Electron spectrum topology and giant singularities of the electron density of states in cubic lattices

The topology of energy surfaces in reciprocal space is studied in detail for simple cubic (sc), body-centered cubic (bcc), and face-centered cubic (fcc) lattices in the tight-binding approximation, taking into account hopping integrals $t$ and $t'$ between the nearest and next-nearest neighbor sites, respectively. It is shown that lines and surfaces formed by van Hove $\mathbf{k}$ points can arise at values $\tau = t'/t = \tau_\ast$ corresponding to a change in the surface topology.
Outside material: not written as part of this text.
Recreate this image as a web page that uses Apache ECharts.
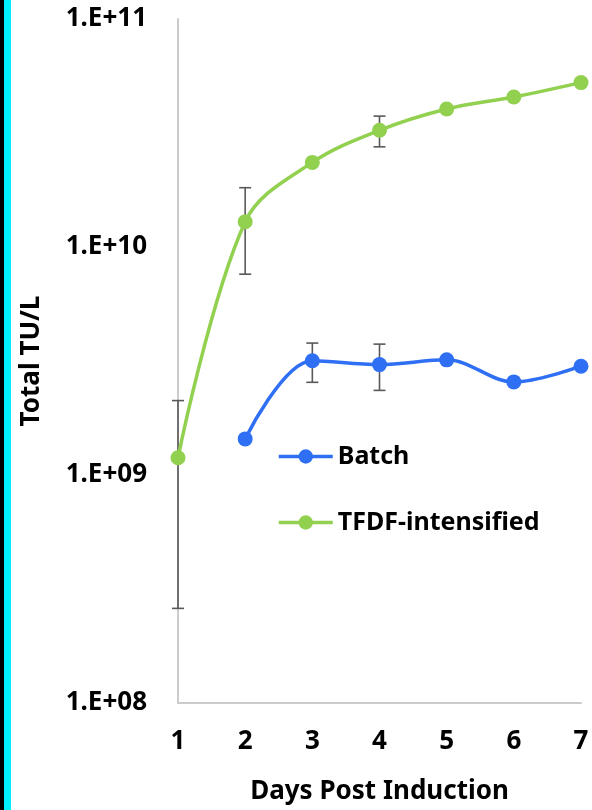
<!DOCTYPE html>
<html><head><meta charset="utf-8">
<script src="https://cdn.jsdelivr.net/npm/echarts@6/dist/echarts.min.js"></script>
<style>html,body{margin:0;padding:0;background:#fff}#c{width:592px;height:810px}</style>
</head><body><div id="c"></div>
<script>
const days = [1, 2, 3, 4, 5, 6, 7];
const batch = [null, 1.44e9, 3.17e9, 3.05e9, 3.2e9, 2.56e9, 3.0e9];
const batchErr = [null, null, 0.62e9, 0.70e9, null, null, null];
const tfdf = [1.19e9, 1.29e10, 2.35e10, 3.25e10, 4.03e10, 4.55e10, 5.26e10];
const tfdfErr = [0.93e9, 0.53e10, null, 0.5e10, null, null, null];
const yTicks = [1e8, 1e9, 1e10, 1e11];

const FONT = 'Noto Sans';
const blue = '#2f6ff4', green = '#92d050';

function pairs(vals){ return days.map((d,i)=>[d, vals[i]]); }
function errData(vals, errs){
  const out=[];
  days.forEach((d,i)=>{ if(errs[i]!=null && vals[i]!=null) out.push([d, vals[i]-errs[i], vals[i]+errs[i]]); });
  return out;
}
function errSeries(vals, errs){
  return {
    type:'custom', z:1, silent:true, clip:false,
    data: errData(vals, errs),
    encode:{x:0, y:[1,2]},
    renderItem(params, api){
      const x = api.value(0);
      const lo = api.coord([x, api.value(1)]);
      const hi = api.coord([x, api.value(2)]);
      const hw = 6;
      const st = {stroke:'#595959', lineWidth:1.6};
      return {type:'group', children:[
        {type:'line', shape:{x1:lo[0], y1:lo[1], x2:hi[0], y2:hi[1]}, style:st},
        {type:'line', shape:{x1:lo[0]-hw, y1:lo[1], x2:lo[0]+hw, y2:lo[1]}, style:st},
        {type:'line', shape:{x1:hi[0]-hw, y1:hi[1], x2:hi[0]+hw, y2:hi[1]}, style:st}
      ]};
    }
  };
}

const chart = echarts.init(document.getElementById('c'));
chart.setOption({
  backgroundColor:'#fff',
  animation:false,
  graphic:[
    {type:'rect', left:0, top:0, shape:{width:4, height:810}, style:{fill:'#000'}},
    {type:'rect', left:4, top:0, shape:{width:7, height:810}, style:{fill:'#00f0ff'}}
  ],
  grid:{left:178, right:11, top:19, bottom:105},
  xAxis:{
    type:'value', min:1, max:7, interval:1,
    name:'Days Post Induction', nameLocation:'middle', nameGap:76,
    nameTextStyle:{fontFamily:FONT, fontWeight:'bold', fontSize:26, color:'#000'},
    axisLine:{lineStyle:{color:'#cccccc', width:2}},
    axisTick:{show:false}, splitLine:{show:false},
    axisLabel:{fontFamily:FONT, fontWeight:'bold', fontSize:26, color:'#000', margin:26}
  },
  yAxis:{
    type:'log', logBase:10, min:yTicks[0], max:yTicks[yTicks.length-1],
    name:'Total TU/L', nameLocation:'middle', nameGap:133, nameRotate:90,
    nameTextStyle:{fontFamily:FONT, fontWeight:'bold', fontSize:26, color:'#000'},
    axisLine:{show:true, lineStyle:{color:'#cccccc', width:2}},
    axisTick:{show:false}, splitLine:{show:false}, minorSplitLine:{show:false},
    axisLabel:{fontFamily:FONT, fontWeight:'bold', fontSize:26, color:'#000', margin:31,
      formatter:v=>{const e=Math.round(Math.log10(v)); return '1.E+'+(e<10?'0'+e:e);}}
  },
  legend:{
    orient:'vertical', left:272, top:439, itemGap:41, itemWidth:54, itemHeight:18,
    lineStyle:{width:3.5},
    textStyle:{fontFamily:FONT, fontWeight:'bold', fontSize:25, color:'#000', padding:[0,0,0,0]},
    data:['Batch','TFDF-intensified']
  },
  series:[
    errSeries(batch, batchErr),
    errSeries(tfdf, tfdfErr),
    {name:'Batch', type:'line', z:3, data:pairs(batch), smooth:0.35, connectNulls:false, clip:false,
     symbol:'circle', symbolSize:15, itemStyle:{color:blue}, lineStyle:{color:blue, width:3.5}},
    {name:'TFDF-intensified', type:'line', z:3, data:pairs(tfdf), smooth:0.35, clip:false,
     symbol:'circle', symbolSize:15, itemStyle:{color:green}, lineStyle:{color:green, width:3.5}}
  ]
});
</script></body></html>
At a small deviation of $\tau$ from these special values, the spectrum near the van Hove line (surface) only slightly depends on $\mathbf{k}$. This corresponds to a giant effective mass proportional to $|\tau - \tau_\ast|^{-1}$ near several van Hove points. Singular contributions to the density of states near these special t values are analyzed and explicit expressions are obtained for the density of states in terms of elliptic integrals. It is shown that, in some cases, the maximum density of states is achieved at energies corresponding to $\mathbf{k}$ points in high-symmetry directions inside the Brillouin zone rather than at its edges. The corresponding contributions to electronic and magnetic characteristics are discussed, in particular, in application to itinerant weak magnets.